# Salam From Pesilat



## margaluyu (May 21, 2010)

Salam...

My name is Rama, from Indonesia. I love martial art especially Pencak Silat that originally come from Indonesia.

In this forum , I will try to introduce and promote Pencak Silat.

regards,


----------



## tellner (May 21, 2010)

Aleykum Salam, Rama!
Glad to meet you. I'm a pesilat from Oregon in the United States


----------



## Brother John (May 22, 2010)

Welcome to Martial Talk Rama!

I'm not new to the martial arts myself, but I recently started studying Silat and am enjoying the journey a LOT. 

I look forward to your contributions!

Your Brother
John


----------



## margaluyu (May 24, 2010)

tellner said:


> Aleykum Salam, Rama!
> Glad to meet you. I'm a pesilat from Oregon in the United States



Walaeykum Sallam,

Glad to c u 2 brother. I am studying margaluyu please check http://www.margaluyu-pusat.net



Brother John said:


> Welcome to Martial Talk Rama!
> 
> I'm not new to the martial arts myself, but I recently started studying Silat and am enjoying the journey a LOT.
> 
> ...


Thank you for ur attention to me brother John, I ll do my very best to contribute this Forum.
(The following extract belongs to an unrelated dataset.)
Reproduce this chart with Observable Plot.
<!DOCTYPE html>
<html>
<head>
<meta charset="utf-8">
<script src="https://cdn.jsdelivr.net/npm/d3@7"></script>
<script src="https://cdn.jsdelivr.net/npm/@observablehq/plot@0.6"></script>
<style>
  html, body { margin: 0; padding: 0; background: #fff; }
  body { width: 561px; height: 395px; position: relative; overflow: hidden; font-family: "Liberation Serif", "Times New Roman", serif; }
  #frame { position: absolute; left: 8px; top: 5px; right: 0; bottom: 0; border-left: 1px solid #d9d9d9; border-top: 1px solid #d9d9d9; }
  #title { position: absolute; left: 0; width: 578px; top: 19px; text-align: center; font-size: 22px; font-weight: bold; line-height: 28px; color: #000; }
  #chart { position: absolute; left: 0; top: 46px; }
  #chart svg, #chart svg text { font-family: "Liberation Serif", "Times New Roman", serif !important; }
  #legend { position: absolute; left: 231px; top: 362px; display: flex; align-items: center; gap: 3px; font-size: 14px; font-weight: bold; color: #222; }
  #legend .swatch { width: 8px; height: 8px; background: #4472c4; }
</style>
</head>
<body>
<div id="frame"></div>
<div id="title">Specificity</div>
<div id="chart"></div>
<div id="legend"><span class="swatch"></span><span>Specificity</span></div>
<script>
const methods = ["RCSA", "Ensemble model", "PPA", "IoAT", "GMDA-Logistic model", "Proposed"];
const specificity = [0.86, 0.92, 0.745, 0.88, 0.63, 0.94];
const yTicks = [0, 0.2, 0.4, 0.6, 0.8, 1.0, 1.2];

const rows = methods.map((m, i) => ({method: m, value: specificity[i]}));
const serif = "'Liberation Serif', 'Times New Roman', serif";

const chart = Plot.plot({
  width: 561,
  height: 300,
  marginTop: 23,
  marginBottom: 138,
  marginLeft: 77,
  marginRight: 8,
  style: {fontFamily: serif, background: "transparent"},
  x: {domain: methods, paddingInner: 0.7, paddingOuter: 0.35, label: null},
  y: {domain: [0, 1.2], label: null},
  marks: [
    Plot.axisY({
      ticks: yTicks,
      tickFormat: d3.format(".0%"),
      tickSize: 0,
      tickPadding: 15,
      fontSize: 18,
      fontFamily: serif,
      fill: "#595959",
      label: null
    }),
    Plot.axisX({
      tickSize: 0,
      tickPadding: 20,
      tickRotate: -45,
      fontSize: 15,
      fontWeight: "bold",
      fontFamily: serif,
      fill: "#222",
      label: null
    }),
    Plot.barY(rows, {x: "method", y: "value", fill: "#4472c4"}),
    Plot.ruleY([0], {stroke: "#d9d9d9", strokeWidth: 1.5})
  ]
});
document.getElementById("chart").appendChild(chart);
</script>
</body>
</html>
please check my link http://www.margaluyu-pusat.net


----------



## Xue Sheng (May 24, 2010)

Welcome to MT


----------



## MBuzzy (May 24, 2010)

Welcome to MT!  Happy posting!


----------



## David43515 (May 24, 2010)

Welcome! We`re glad to have you here.


----------



## 72ronin (May 25, 2010)

Welcome to MT


----------



## Drac (May 25, 2010)

Greetings and Welcome..


----------



## SahBumNimRush (May 25, 2010)

Welcome to MT Rama, I know very little about Pencak Silat, but one of my best friends from childhood studies Pukalon Jimente (sp?)   Look forward to seeing you out on the threads!


----------